§ **Your task**: The data below holds a line containing "Reproduce this chart with matplotlib." and a line containing "import matplotlib.pyplot as plt"; please quote exactly those two lines and every line between them, and nothing else.

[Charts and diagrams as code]
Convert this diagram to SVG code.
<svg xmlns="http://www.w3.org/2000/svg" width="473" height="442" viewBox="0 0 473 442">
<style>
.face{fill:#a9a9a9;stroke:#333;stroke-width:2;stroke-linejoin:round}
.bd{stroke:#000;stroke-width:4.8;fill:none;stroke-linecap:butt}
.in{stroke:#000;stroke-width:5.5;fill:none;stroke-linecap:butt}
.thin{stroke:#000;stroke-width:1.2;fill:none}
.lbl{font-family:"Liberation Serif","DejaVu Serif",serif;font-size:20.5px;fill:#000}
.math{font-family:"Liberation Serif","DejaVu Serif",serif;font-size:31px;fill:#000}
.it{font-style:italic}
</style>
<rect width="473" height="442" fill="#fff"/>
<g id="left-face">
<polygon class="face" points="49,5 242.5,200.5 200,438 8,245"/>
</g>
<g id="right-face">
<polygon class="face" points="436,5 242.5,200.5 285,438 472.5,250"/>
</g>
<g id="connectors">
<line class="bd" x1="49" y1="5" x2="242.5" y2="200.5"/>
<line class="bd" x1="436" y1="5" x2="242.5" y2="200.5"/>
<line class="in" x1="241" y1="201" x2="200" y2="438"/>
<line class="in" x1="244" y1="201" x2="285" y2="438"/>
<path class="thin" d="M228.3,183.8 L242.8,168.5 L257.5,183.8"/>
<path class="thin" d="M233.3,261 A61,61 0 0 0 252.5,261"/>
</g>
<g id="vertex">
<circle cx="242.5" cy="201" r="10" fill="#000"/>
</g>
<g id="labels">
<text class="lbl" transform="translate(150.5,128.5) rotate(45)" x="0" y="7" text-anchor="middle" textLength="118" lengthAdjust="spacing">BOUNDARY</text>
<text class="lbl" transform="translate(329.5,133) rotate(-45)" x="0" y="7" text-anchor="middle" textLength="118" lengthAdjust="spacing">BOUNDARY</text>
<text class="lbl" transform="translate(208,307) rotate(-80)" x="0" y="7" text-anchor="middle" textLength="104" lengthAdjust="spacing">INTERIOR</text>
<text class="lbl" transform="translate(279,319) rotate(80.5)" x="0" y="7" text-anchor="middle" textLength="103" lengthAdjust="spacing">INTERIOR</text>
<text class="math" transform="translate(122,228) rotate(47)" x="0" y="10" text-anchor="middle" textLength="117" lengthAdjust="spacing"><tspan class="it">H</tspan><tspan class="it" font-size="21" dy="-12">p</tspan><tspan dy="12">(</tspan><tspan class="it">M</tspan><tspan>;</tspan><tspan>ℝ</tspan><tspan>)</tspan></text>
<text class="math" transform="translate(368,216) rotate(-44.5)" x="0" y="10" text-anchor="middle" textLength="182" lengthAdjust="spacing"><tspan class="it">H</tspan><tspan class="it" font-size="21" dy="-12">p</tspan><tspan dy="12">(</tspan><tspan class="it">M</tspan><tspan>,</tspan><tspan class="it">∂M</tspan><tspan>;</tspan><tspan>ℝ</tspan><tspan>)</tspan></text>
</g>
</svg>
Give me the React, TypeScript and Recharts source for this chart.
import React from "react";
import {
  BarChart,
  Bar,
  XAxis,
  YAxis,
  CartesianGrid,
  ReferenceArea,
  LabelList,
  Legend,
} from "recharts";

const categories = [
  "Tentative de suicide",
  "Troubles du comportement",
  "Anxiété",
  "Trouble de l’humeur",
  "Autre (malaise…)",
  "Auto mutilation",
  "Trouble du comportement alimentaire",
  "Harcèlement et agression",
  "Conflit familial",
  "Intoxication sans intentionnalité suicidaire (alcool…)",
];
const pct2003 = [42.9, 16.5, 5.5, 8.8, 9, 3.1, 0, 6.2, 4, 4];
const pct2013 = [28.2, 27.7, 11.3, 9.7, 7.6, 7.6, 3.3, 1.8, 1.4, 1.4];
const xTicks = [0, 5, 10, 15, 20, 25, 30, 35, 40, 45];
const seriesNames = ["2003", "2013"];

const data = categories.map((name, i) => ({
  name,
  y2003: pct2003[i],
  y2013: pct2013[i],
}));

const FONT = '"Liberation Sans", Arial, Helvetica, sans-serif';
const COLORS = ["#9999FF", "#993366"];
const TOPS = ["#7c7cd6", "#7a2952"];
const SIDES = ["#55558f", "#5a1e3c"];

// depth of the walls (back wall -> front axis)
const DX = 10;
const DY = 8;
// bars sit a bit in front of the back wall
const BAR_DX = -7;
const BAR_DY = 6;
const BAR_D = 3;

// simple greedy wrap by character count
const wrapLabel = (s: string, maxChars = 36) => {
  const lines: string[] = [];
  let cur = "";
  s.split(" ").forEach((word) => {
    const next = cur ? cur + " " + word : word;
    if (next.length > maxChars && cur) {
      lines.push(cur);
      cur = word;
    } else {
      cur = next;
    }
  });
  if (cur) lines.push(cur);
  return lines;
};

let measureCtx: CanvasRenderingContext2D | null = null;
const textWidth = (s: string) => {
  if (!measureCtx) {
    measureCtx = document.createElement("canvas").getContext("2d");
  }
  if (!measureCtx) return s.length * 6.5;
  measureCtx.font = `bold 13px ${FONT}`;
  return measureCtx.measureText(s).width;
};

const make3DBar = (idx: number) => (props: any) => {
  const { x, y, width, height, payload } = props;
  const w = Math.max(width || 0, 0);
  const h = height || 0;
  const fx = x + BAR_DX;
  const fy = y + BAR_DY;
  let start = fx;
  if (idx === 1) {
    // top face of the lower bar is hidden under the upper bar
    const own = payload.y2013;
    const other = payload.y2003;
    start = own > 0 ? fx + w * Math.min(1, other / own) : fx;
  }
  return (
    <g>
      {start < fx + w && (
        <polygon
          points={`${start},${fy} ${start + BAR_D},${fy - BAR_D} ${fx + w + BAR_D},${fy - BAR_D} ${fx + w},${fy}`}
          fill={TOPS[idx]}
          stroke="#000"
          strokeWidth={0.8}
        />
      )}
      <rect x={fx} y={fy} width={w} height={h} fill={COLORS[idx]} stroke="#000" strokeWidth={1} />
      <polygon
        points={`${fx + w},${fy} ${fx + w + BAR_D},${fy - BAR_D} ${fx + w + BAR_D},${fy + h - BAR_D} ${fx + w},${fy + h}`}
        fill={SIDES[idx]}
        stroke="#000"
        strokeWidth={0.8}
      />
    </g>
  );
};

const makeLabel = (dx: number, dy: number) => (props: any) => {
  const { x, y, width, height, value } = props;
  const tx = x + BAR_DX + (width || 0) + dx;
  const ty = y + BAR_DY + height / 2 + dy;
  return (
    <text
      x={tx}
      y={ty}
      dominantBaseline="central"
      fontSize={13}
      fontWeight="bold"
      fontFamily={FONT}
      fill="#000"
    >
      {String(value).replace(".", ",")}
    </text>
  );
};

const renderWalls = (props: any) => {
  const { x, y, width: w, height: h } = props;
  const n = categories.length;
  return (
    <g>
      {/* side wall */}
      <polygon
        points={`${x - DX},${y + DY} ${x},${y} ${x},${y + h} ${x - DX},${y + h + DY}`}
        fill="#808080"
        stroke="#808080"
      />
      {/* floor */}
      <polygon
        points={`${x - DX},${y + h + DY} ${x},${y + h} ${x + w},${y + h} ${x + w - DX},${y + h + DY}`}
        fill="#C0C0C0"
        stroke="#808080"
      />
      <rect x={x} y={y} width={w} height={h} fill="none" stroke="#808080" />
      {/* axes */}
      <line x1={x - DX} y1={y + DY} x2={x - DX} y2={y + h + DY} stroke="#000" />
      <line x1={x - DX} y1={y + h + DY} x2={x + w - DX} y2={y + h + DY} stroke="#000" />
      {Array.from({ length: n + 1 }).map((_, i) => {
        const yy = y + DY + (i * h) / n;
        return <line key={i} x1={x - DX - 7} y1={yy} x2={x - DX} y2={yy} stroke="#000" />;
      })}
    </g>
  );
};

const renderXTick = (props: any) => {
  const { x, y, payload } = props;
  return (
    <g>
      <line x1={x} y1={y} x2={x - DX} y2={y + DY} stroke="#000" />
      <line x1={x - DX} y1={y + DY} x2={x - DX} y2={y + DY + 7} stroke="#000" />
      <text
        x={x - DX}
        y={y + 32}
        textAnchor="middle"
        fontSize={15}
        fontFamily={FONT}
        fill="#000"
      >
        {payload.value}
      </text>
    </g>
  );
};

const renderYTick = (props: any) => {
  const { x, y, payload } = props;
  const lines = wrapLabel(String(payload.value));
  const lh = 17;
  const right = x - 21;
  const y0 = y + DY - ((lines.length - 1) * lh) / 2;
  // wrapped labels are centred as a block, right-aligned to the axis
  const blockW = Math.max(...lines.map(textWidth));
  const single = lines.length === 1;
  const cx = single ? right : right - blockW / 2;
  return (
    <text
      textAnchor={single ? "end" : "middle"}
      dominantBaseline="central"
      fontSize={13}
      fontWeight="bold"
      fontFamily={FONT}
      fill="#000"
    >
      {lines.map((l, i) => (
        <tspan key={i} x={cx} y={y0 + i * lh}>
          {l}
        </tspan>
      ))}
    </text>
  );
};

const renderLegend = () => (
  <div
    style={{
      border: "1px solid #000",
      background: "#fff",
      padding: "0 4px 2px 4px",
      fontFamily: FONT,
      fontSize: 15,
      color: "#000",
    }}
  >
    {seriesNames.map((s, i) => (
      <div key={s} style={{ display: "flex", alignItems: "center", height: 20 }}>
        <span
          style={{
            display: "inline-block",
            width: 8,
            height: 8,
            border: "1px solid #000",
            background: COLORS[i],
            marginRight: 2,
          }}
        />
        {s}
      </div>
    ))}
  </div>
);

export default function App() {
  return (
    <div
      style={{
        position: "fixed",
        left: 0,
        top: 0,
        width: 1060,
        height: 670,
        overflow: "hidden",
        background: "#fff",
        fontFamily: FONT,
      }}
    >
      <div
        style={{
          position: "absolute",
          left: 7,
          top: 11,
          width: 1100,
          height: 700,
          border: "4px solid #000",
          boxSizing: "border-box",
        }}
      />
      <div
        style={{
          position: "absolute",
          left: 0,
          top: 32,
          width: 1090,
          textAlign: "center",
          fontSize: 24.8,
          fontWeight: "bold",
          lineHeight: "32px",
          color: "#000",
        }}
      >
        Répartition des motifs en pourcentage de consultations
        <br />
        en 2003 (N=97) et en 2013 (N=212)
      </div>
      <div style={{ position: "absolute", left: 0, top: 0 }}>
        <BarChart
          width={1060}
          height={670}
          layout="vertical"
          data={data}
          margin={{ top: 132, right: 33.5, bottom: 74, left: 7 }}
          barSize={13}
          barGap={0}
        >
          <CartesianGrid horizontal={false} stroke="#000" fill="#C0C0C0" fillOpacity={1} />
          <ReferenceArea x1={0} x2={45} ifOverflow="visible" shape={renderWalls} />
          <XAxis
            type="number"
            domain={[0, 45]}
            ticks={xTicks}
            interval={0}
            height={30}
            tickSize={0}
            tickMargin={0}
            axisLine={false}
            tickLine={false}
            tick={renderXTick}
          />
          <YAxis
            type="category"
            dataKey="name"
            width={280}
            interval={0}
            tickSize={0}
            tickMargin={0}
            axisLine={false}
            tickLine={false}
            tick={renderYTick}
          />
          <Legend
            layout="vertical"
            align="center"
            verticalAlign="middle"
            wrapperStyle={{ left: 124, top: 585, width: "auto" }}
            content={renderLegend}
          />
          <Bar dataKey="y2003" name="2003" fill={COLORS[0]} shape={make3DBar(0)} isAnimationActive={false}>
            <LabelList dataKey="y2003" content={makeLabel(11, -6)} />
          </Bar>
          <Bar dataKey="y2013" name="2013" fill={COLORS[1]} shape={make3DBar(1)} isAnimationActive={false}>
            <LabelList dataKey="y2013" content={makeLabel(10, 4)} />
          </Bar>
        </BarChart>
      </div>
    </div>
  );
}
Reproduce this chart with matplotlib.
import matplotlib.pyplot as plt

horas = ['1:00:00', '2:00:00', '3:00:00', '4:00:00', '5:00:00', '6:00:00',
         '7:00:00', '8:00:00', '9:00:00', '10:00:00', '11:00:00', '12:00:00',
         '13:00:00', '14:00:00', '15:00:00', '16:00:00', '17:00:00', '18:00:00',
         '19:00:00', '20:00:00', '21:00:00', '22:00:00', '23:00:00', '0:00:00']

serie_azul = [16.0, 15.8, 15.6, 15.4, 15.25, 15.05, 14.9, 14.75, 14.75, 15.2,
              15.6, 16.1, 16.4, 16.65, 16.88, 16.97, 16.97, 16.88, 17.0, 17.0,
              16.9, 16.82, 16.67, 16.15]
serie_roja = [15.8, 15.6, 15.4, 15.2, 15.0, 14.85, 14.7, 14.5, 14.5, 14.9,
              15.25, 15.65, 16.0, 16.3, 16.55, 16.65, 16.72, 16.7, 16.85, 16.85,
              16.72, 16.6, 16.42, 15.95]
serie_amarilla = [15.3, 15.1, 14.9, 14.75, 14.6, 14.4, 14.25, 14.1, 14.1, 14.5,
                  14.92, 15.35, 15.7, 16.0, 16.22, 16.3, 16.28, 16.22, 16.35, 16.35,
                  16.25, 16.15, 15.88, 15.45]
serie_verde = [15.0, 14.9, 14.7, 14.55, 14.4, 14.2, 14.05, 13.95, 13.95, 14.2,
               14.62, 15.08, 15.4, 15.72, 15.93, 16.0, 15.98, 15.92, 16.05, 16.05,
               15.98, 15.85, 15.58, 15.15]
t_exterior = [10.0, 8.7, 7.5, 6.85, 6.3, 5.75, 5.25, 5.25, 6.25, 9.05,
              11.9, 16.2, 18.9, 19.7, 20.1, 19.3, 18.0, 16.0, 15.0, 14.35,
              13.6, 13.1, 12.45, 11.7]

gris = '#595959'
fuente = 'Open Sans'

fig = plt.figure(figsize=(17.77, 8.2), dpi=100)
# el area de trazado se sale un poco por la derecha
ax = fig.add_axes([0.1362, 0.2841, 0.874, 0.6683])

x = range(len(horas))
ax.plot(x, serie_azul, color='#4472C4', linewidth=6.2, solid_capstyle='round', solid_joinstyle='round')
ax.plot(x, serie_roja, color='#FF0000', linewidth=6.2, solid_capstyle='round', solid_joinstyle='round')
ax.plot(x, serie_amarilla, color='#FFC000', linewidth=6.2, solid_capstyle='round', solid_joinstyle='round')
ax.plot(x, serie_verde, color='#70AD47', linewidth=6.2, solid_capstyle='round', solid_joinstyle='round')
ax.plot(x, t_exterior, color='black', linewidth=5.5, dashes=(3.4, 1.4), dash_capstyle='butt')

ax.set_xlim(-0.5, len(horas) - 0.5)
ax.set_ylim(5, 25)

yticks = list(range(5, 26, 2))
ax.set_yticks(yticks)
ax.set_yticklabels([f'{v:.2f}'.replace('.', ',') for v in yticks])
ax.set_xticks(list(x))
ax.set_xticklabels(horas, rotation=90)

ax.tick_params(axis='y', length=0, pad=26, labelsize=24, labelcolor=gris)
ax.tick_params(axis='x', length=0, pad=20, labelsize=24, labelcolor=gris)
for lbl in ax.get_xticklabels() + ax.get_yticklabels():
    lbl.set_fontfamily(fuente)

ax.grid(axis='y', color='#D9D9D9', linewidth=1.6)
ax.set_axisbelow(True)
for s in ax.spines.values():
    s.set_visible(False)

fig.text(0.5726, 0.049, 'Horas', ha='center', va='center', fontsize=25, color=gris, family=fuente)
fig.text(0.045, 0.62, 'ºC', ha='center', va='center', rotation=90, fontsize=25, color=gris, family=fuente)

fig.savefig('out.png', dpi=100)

§ **Full response**:
Reproduce this chart with matplotlib.
import matplotlib.pyplot as plt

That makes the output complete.